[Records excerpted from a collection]
## Start
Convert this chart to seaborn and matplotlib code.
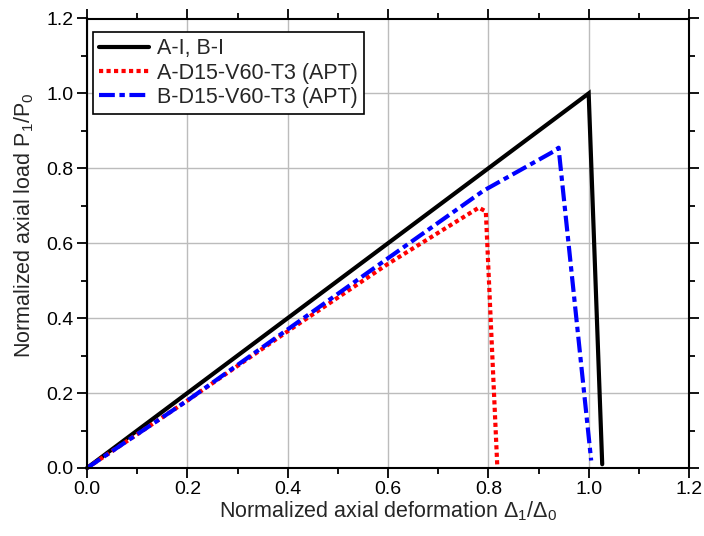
import numpy as np
import pandas as pd
import matplotlib
matplotlib.use("Agg")
import matplotlib.pyplot as plt
import seaborn as sns
from matplotlib.ticker import MultipleLocator, FormatStrFormatter
from matplotlib.lines import Line2D

# Data
ai_x = [0.0, 1.0, 1.027]
ai_y = [0.0, 1.0, 0.01]

ad_x = [0.0, 0.2, 0.4, 0.6, 0.781, 0.795, 0.818]
ad_y = [0.0, 0.18, 0.365, 0.545, 0.695, 0.685, 0.0]

bd_x = [0.0, 0.2, 0.4, 0.6, 0.79, 0.93, 0.94, 1.005]
bd_y = [0.0, 0.18, 0.37, 0.56, 0.74, 0.845, 0.855, 0.02]

labels = ["A-I, B-I", "A-D15-V60-T3 (APT)", "B-D15-V60-T3 (APT)"]

frames = []
for lab, xs, ys in zip(labels, [ai_x, ad_x, bd_x], [ai_y, ad_y, bd_y]):
    frames.append(pd.DataFrame({"x": xs, "y": ys, "series": lab}))
df = pd.concat(frames, ignore_index=True)

sns.set_theme(style="white")
plt.rcParams['font.family'] = ['Liberation Sans', 'DejaVu Sans']
plt.rcParams['mathtext.fontset'] = 'custom'
plt.rcParams['mathtext.rm'] = 'Liberation Sans'
plt.rcParams['mathtext.it'] = 'Liberation Sans'

fig = plt.figure(figsize=(7.04, 5.36), dpi=100)
L, R, T, B = 87, 689, 18.5, 468
ax = fig.add_axes([L/704, 1-B/536, (R-L)/704, (B-T)/536])

palette = {labels[0]: "black", labels[1]: "#ff0000", labels[2]: "#0000ff"}
sns.lineplot(data=df, x="x", y="y", hue="series", palette=palette, sort=False,
             estimator=None, ax=ax, legend=False)

lines = ax.get_lines()
styles = [
    dict(lw=3.0, ls="-"),
    dict(lw=3.0, ls=(0, (1.0, 0.8))),
    dict(lw=3.0, ls=(0, (3.8, 1.1, 1.3, 1.1))),
]
for ln, st in zip(lines, styles):
    ln.set_linewidth(st["lw"])
    ln.set_linestyle(st["ls"])
    ln.set_dash_capstyle("butt")
    ln.set_solid_joinstyle("miter")
    ln.set_clip_on(False)

ax.set_xlim(0, 1.2)
ax.set_ylim(0, 1.2)
ax.xaxis.set_major_locator(MultipleLocator(0.2))
ax.xaxis.set_minor_locator(MultipleLocator(0.1))
ax.yaxis.set_major_locator(MultipleLocator(0.2))
ax.yaxis.set_minor_locator(MultipleLocator(0.1))
ax.xaxis.set_major_formatter(FormatStrFormatter("%.1f"))
ax.yaxis.set_major_formatter(FormatStrFormatter("%.1f"))

ax.grid(True, which="major", color="#bcbcbc", linewidth=1.0)
ax.set_axisbelow(True)
for s in ax.spines.values():
    s.set_visible(True)
    s.set_color("black")
    s.set_linewidth(1.5)

ax.tick_params(which="both", direction="out", bottom=True, left=True, top=True, right=True,
               labeltop=False, labelright=False, colors="black", width=1.3)
ax.tick_params(which="major", length=7, labelsize=14, pad=2.5)
ax.tick_params(which="minor", length=4.5)

ax.set_xlabel(r"Normalized axial deformation $\Delta_1/\Delta_0$", fontsize=15.5, labelpad=1)
ax.set_ylabel(r"Normalized axial load P$_1$/P$_0$", fontsize=15.5)
ax.yaxis.set_label_coords(-0.085, 0.54)

handles = [Line2D([], [], color=palette[l], lw=st["lw"], ls=st["ls"], dash_capstyle="butt")
           for l, st in zip(labels, styles)]
leg = ax.legend(handles, labels, loc="upper left", bbox_to_anchor=(0.01, 0.97), fontsize=15.5,
                frameon=True, fancybox=False, shadow=False, handlelength=2.3,
                handletextpad=0.35, borderpad=0.3, labelspacing=0.15, borderaxespad=0.0)
leg.get_frame().set_edgecolor("black")
leg.get_frame().set_linewidth(1.2)
leg.get_frame().set_alpha(1)

fig.savefig("out.png", dpi=100)
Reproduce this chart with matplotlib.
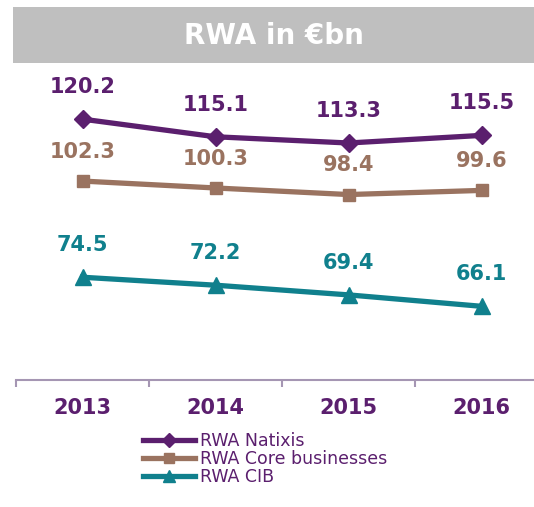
import matplotlib
matplotlib.use("Agg")
import matplotlib.pyplot as plt
from matplotlib.patches import Rectangle

years = ["2013", "2014", "2015", "2016"]
natixis = [120.2, 115.1, 113.3, 115.5]
core = [102.3, 100.3, 98.4, 99.6]
cib = [74.5, 72.2, 69.4, 66.1]
series_names = ["RWA Natixis", "RWA Core businesses", "RWA CIB"]
title = "RWA in €bn"

c_nat = "#5b1f6e"
c_core = "#9a7360"
c_cib = "#10808d"
c_axis = "#a596b3"

fig = plt.figure(figsize=(5.34, 5.07), dpi=100)
W, H = 534, 507

# title box
fig.patches.append(Rectangle((13 / W, 1 - 63 / H), 1 - 13 / W, 56 / H,
                             transform=fig.transFigure, facecolor="#bfbfbf",
                             edgecolor="none", zorder=0))
fig.text((13 + 534) / 2 / W, 1 - 36 / H, title, ha="center", va="center",
         color="white", fontsize=20, fontweight="bold")

ax = fig.add_axes([16 / W, 1 - 380 / H, 532 / W, 310 / H])
x = list(range(len(years)))
ax.set_xlim(-0.5, 3.5)
ax.set_ylim(44.8, 134.4)

ax.plot(x, natixis, color=c_nat, lw=3.8, marker="D", ms=9.5, label=series_names[0])
ax.plot(x, core, color=c_core, lw=3.8, marker="s", ms=9, label=series_names[1])
ax.plot(x, cib, color=c_cib, lw=3.8, marker="^", ms=11.5, label=series_names[2])

for vals, col, off in [(natixis, c_nat, 23), (core, c_core, 21), (cib, c_cib, 23)]:
    for xi, v in zip(x, vals):
        ax.annotate(f"{v:.1f}", (xi, v), xytext=(0, off), textcoords="offset points",
                    ha="center", va="center", color=col, fontsize=15,
                    fontweight="bold")

for s in ["top", "right", "left"]:
    ax.spines[s].set_visible(False)
ax.spines["bottom"].set_color(c_axis)
ax.spines["bottom"].set_linewidth(1.5)
ax.set_yticks([])
ax.set_xticks([-0.5, 0.5, 1.5, 2.5, 3.5])
ax.set_xticklabels([])
ax.tick_params(axis="x", length=5, width=1.5, color=c_axis)
for xi, yr in zip(x, years):
    ax.text(xi, -0.09, yr, transform=ax.get_xaxis_transform(), ha="center",
            va="center", color=c_nat, fontsize=15, fontweight="bold")
ax.patch.set_alpha(0)

leg = fig.legend(loc="upper left", bbox_to_anchor=(136 / W, 1 - 425 / H),
                 frameon=False, handlelength=3.0, handletextpad=0.3,
                 labelspacing=0.0, fontsize=12.5, borderaxespad=0,
                 markerscale=0.75)
for t in leg.get_texts():
    t.set_color(c_nat)

fig.savefig("out.png", dpi=100)
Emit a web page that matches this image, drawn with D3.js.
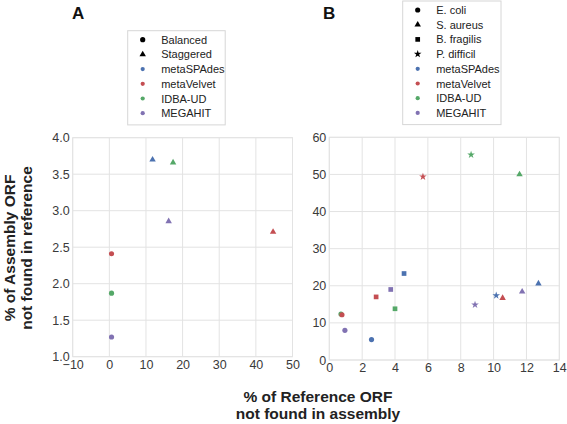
<!DOCTYPE html>
<html><head><meta charset="utf-8">
<script src="https://cdn.jsdelivr.net/npm/d3@7"></script>
<style>body{margin:0;background:#fff;} svg{display:block;font-family:"Liberation Sans",Arial,sans-serif;}</style>
</head><body>
<svg id="c" width="567" height="424"></svg>
<script>
const assemblers = ["metaSPAdes","metaVelvet","IDBA-UD","MEGAHIT"];
const colors = ["#4C72B0","#C44E52","#55A868","#8172B2"];
const shapesA = ["Balanced","Staggered"];
const shapesB = ["E. coli","S. aureus","B. fragilis","P. difficil"];

// Panel A data: [assembler, type, x, y]
const pointsA = [
  ["metaVelvet","Balanced",0.6,2.41],
  ["IDBA-UD","Balanced",0.6,1.87],
  ["MEGAHIT","Balanced",0.6,1.27],
  ["metaSPAdes","Staggered",11.8,3.70],
  ["IDBA-UD","Staggered",17.4,3.66],
  ["MEGAHIT","Staggered",16.2,2.855],
  ["metaVelvet","Staggered",44.7,2.71]
];
// Panel B data: [assembler, organism, x, y]
const pointsB = [
  ["IDBA-UD","E. coli",0.71,12.4],
  ["metaVelvet","E. coli",0.77,12.2],
  ["MEGAHIT","E. coli",0.95,8.0],
  ["metaSPAdes","E. coli",2.57,5.5],
  ["metaVelvet","B. fragilis",2.85,17.0],
  ["MEGAHIT","B. fragilis",3.74,19.0],
  ["IDBA-UD","B. fragilis",4.0,13.8],
  ["metaSPAdes","B. fragilis",4.55,23.3],
  ["MEGAHIT","P. difficil",8.87,14.9],
  ["metaSPAdes","P. difficil",10.16,17.4],
  ["metaVelvet","P. difficil",5.7,49.4],
  ["IDBA-UD","P. difficil",8.63,55.3],
  ["metaVelvet","S. aureus",10.55,16.7],
  ["MEGAHIT","S. aureus",11.74,18.4],
  ["metaSPAdes","S. aureus",12.73,20.6],
  ["IDBA-UD","S. aureus",11.58,50.0]
];
const xTicksA = [-10,0,10,20,30,40,50];
const yTicksA = [1.0,1.5,2.0,2.5,3.0,3.5,4.0];
const xTicksB = [0,2,4,6,8,10,12,14];
const yTicksB = [0,10,20,30,40,50,60];

const svg = d3.select("#c");
const color = d3.scaleOrdinal().domain(assemblers).range(colors);
const symMap = {
  "Balanced": d3.symbolCircle, "Staggered": d3.symbolTriangle,
  "E. coli": d3.symbolCircle, "S. aureus": d3.symbolTriangle,
  "B. fragilis": d3.symbolSquare, "P. difficil": d3.symbolStar
};
const symSize = {"Balanced":21,"Staggered":18,"E. coli":21,"S. aureus":18,"B. fragilis":22,"P. difficil":18};

function panel(cfg){
  const x = d3.scaleLinear().domain(cfg.xd).range([cfg.l,cfg.r]);
  const y = d3.scaleLinear().domain(cfg.yd).range([cfg.b,cfg.t]);
  const g = svg.append("g");
  g.append("g").selectAll("line").data(cfg.xt).join("line")
    .attr("x1",d=>x(d)).attr("x2",d=>x(d)).attr("y1",cfg.t).attr("y2",cfg.b)
    .attr("stroke","#e3e3e3").attr("stroke-width",1);
  g.append("g").selectAll("line").data(cfg.yt).join("line")
    .attr("y1",d=>y(d)).attr("y2",d=>y(d)).attr("x1",cfg.l).attr("x2",cfg.r)
    .attr("stroke","#e3e3e3").attr("stroke-width",1);
  g.append("rect").attr("x",cfg.l).attr("y",cfg.t).attr("width",cfg.r-cfg.l).attr("height",cfg.b-cfg.t)
    .attr("fill","none").attr("stroke","#e3e3e3");
  const xa = g.append("g").attr("transform",`translate(0,${cfg.b})`)
    .call(d3.axisBottom(x).tickValues(cfg.xt).tickSize(0).tickPadding(3).tickFormat(d=>d<0?"\u2212"+Math.abs(d):d));
  const ya = g.append("g").attr("transform",`translate(${cfg.l},0)`)
    .call(d3.axisLeft(y).tickValues(cfg.yt).tickSize(0).tickPadding(3).tickFormat(cfg.yf));
  [xa,ya].forEach(a=>{a.select(".domain").remove();
    a.selectAll("text").attr("font-size",12.5).attr("fill","#3a3a3a").attr("font-family","Liberation Sans, Arial, sans-serif");});
  g.append("g").selectAll("path").data(cfg.pts).join("path")
    .attr("transform",d=>`translate(${x(d[2])},${y(d[3])})`)
    .attr("d",d=>d3.symbol().type(symMap[d[1]]).size(symSize[d[1]])())
    .attr("fill",d=>color(d[0]));
  svg.append("text").attr("x",cfg.tx).attr("y",19).attr("font-size",17).attr("font-weight","bold")
    .attr("fill","#111").text(cfg.title);
  const items = cfg.shapes.map(s=>({s,shape:s,c:"#000"})).concat(assemblers.map(a=>({s:a,shape:null,c:color(a)})));
  const lg = svg.append("g");
  const step = 14.7;
  lg.append("rect").attr("x",cfg.lx).attr("y",cfg.ly).attr("width",cfg.lw)
    .attr("height",items.length*step+6).attr("fill","#fff").attr("stroke","#d6d6d6");
  items.forEach((it,i)=>{
    const cy = cfg.ly+9+i*step;
    lg.append("path").attr("transform",`translate(${cfg.lx+15},${cy})`)
      .attr("d",d3.symbol().type(it.shape?symMap[it.shape]:d3.symbolCircle).size(it.shape?symSize[it.shape]:14)())
      .attr("fill",it.c);
    lg.append("text").attr("x",cfg.lx+33.5).attr("y",cy+4).attr("font-size",11).attr("fill","#222").text(it.s);
  });
}

panel({xd:[-10,50],yd:[1,4],l:72.7,r:292.5,t:137.7,b:356.7,xt:xTicksA,yt:yTicksA,pts:pointsA,
  yf:d3.format(".1f"),title:"A",tx:72,shapes:shapesA,lx:127.7,ly:30.7,lw:97.5});
panel({xd:[0,14],yd:[0,60],l:329.3,r:559.3,t:137.3,b:360,xt:xTicksB,yt:yTicksB,pts:pointsB,
  yf:d3.format("d"),title:"B",tx:323,shapes:shapesB,lx:402.7,ly:1,lw:98.3});

const yl = svg.append("text").attr("transform","translate(18,248) rotate(-90)")
  .attr("text-anchor","middle").attr("font-size",15.5).attr("font-weight","bold").attr("fill","#222");
yl.append("tspan").attr("x",0).attr("dy",-3).text("% of Assembly ORF");
yl.append("tspan").attr("x",0).attr("dy",17).text("not found in reference");
const xl = svg.append("text").attr("text-anchor","middle").attr("font-size",15.5).attr("font-weight","bold").attr("fill","#222");
xl.append("tspan").attr("x",318).attr("y",402).text("% of Reference ORF");
xl.append("tspan").attr("x",318).attr("y",419).text("not found in assembly");
</script>
</body></html>
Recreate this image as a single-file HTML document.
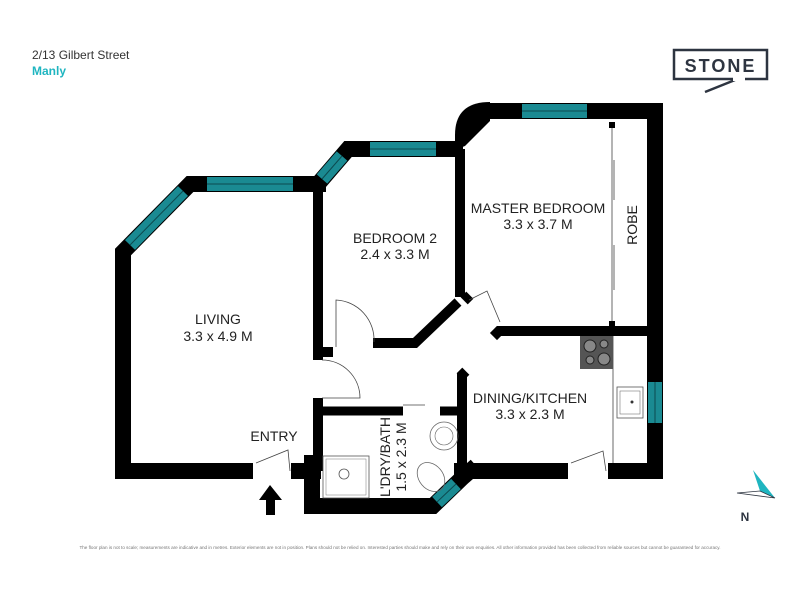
## End
From the opening line of the entries above to the line containing "ax = fig.add_axes([L/704, 1-B/536, (R-L)/704, (B-T)/536])", please transcribe each line exactly, skipping every picture.

Output below:
Convert this chart to seaborn and matplotlib code.
import numpy as np
import pandas as pd
import matplotlib
matplotlib.use("Agg")
import matplotlib.pyplot as plt
import seaborn as sns
from matplotlib.ticker import MultipleLocator, FormatStrFormatter
from matplotlib.lines import Line2D

# Data
ai_x = [0.0, 1.0, 1.027]
ai_y = [0.0, 1.0, 0.01]

ad_x = [0.0, 0.2, 0.4, 0.6, 0.781, 0.795, 0.818]
ad_y = [0.0, 0.18, 0.365, 0.545, 0.695, 0.685, 0.0]

bd_x = [0.0, 0.2, 0.4, 0.6, 0.79, 0.93, 0.94, 1.005]
bd_y = [0.0, 0.18, 0.37, 0.56, 0.74, 0.845, 0.855, 0.02]

labels = ["A-I, B-I", "A-D15-V60-T3 (APT)", "B-D15-V60-T3 (APT)"]

frames = []
for lab, xs, ys in zip(labels, [ai_x, ad_x, bd_x], [ai_y, ad_y, bd_y]):
    frames.append(pd.DataFrame({"x": xs, "y": ys, "series": lab}))
df = pd.concat(frames, ignore_index=True)

sns.set_theme(style="white")
plt.rcParams['font.family'] = ['Liberation Sans', 'DejaVu Sans']
plt.rcParams['mathtext.fontset'] = 'custom'
plt.rcParams['mathtext.rm'] = 'Liberation Sans'
plt.rcParams['mathtext.it'] = 'Liberation Sans'

fig = plt.figure(figsize=(7.04, 5.36), dpi=100)
L, R, T, B = 87, 689, 18.5, 468
ax = fig.add_axes([L/704, 1-B/536, (R-L)/704, (B-T)/536])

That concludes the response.